Weirdly, now that I have made the association between firewood, tours, vehicles, babies and poets, I am reminded of the first Black Wedge Tour. 1986. We were camping in Big Sur. Actually, it was more like sleeping in the dirt at a campground because it was nighttime. Not really camping. In the morning, jingle-man Bryan James brought a still-smoking, half-burned piece of firewood onto the bus, the old school bus that D.O.A. had loaned us. He said the smoldering wood looked like his kid. Bryan is black. Maybe you had to be there. Maybe you had to be on your second beer before 9 a.m. Me, not Bryan.
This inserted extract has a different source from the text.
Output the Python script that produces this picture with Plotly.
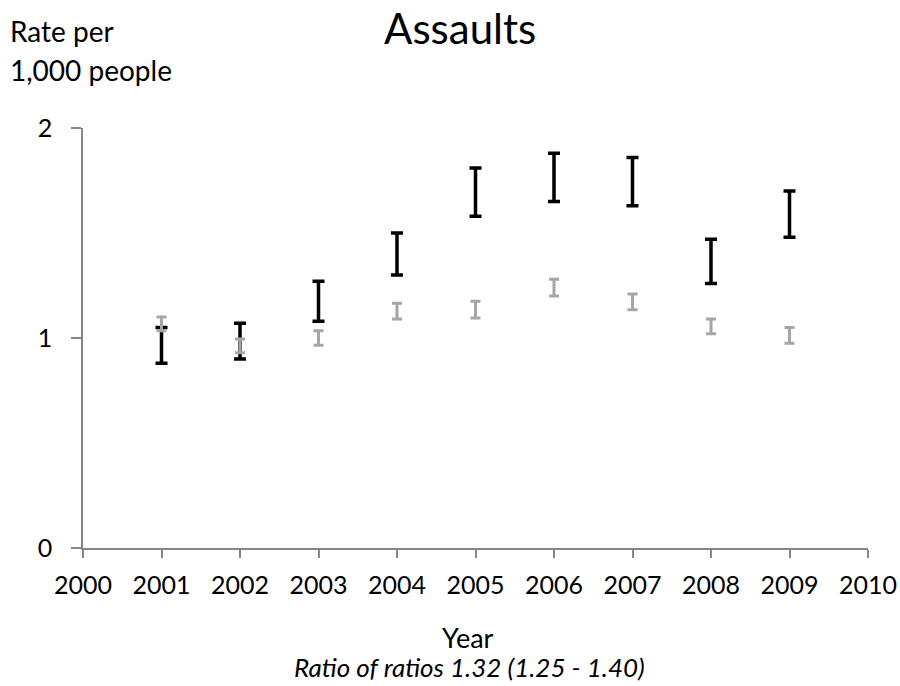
import plotly.graph_objects as go

years = [2001, 2002, 2003, 2004, 2005, 2006, 2007, 2008, 2009]
black_low = [0.88, 0.90, 1.08, 1.30, 1.58, 1.65, 1.63, 1.26, 1.48]
black_high = [1.05, 1.07, 1.27, 1.50, 1.81, 1.88, 1.86, 1.47, 1.70]
gray_low = [1.035, 0.93, 0.965, 1.09, 1.095, 1.20, 1.135, 1.02, 0.975]
gray_high = [1.10, 0.995, 1.035, 1.165, 1.175, 1.28, 1.21, 1.09, 1.05]

x_ticks = [2000, 2001, 2002, 2003, 2004, 2005, 2006, 2007, 2008, 2009, 2010]
y_ticks = [0, 1, 2]

FONT = "Lato"


def mid_err(lo, hi):
    mid = [(a + b) / 2 for a, b in zip(lo, hi)]
    err = [(b - a) / 2 for a, b in zip(lo, hi)]
    return mid, err


b_mid, b_err = mid_err(black_low, black_high)
g_mid, g_err = mid_err(gray_low, gray_high)

fig = go.Figure()
fig.add_trace(go.Scatter(
    x=years, y=b_mid, mode="markers",
    marker=dict(size=1, color="rgba(0,0,0,0)"),
    error_y=dict(type="data", array=b_err, symmetric=True,
                 color="black", thickness=3.5, width=6),
    showlegend=False, hoverinfo="skip"))
fig.add_trace(go.Scatter(
    x=years, y=g_mid, mode="markers",
    marker=dict(size=1, color="rgba(0,0,0,0)"),
    error_y=dict(type="data", array=g_err, symmetric=True,
                 color="#A6A6A6", thickness=3, width=5),
    showlegend=False, hoverinfo="skip"))

axis_color = "#868686"
fig.update_layout(
    width=900, height=686,
    margin=dict(l=83, r=32, t=128, b=138, autoexpand=False),
    paper_bgcolor="white", plot_bgcolor="white",
    font=dict(family=FONT, color="black", size=25),
    xaxis=dict(range=[2000, 2010], tickvals=x_ticks, ticktext=[str(v) for v in x_ticks],
               automargin=False,
               showgrid=False, zeroline=False, showline=True, linecolor=axis_color, linewidth=1.5,
               ticks="outside", ticklen=8, tickcolor=axis_color, tickwidth=1.5,
               tickfont=dict(family=FONT, size=25, color="black"), ticklabelstandoff=6),
    yaxis=dict(range=[0, 2], tickvals=y_ticks, ticktext=[str(v) for v in y_ticks],
               automargin=False,
               showgrid=False, zeroline=False, showline=True, linecolor=axis_color, linewidth=1.5,
               ticks="outside", ticklen=10, tickcolor=axis_color, tickwidth=1.5,
               tickfont=dict(family=FONT, size=25, color="black"), ticklabelstandoff=14),
    annotations=[
        dict(text="Assaults", x=0.48, y=1.238, xref="paper", yref="paper",
             xanchor="center", yanchor="middle", showarrow=False,
             font=dict(family=FONT, size=42, color="black")),
        dict(text="Rate per", x=-0.096, y=1.231, xref="paper", yref="paper",
             xanchor="left", yanchor="middle", showarrow=False,
             font=dict(family=FONT, size=28, color="black")),
        dict(text="1,000 people", x=-0.096, y=1.138, xref="paper", yref="paper",
             xanchor="left", yanchor="middle", showarrow=False,
             font=dict(family=FONT, size=28, color="black")),
        dict(text="Year", x=0.491, y=-0.212, xref="paper", yref="paper",
             xanchor="center", yanchor="middle", showarrow=False,
             font=dict(family=FONT, size=27, color="black")),
        dict(text="<i>Ratio of ratios 1.32 (1.25 - 1.40)</i>", x=0.4926, y=-0.283,
             xref="paper", yref="paper", xanchor="center", yanchor="middle", showarrow=False,
             font=dict(family=FONT, size=26, color="black")),
    ],
)

fig.write_html("out.html", config={"displayModeBar": False},
               post_script="document.body.style.margin='0';")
The two bundles of birch were almost too heavy, but I got them inside the van and piled them in the toilet cubicle. Feels good to get a wood pile going. I can’t explain how good. Laughing-and-smiling good. I am going to make a fire in the woods and sit there moving logs around, smelling smoke, alone, staring into the crackling orange embers. Then I’ll climb into my tent or the van and sleep. I hope it’s the tent. I want to sleep on the ground.

I drove to the traffic light, turned right and parked the van in front of my building. It still feels really weird to have a vehicle. To be going camping. To have a wood pile. To think about making fire in the dark. Without exhausted unicycles on their hands and knees in the half-burnt dirt of unintentional poems that will never be written.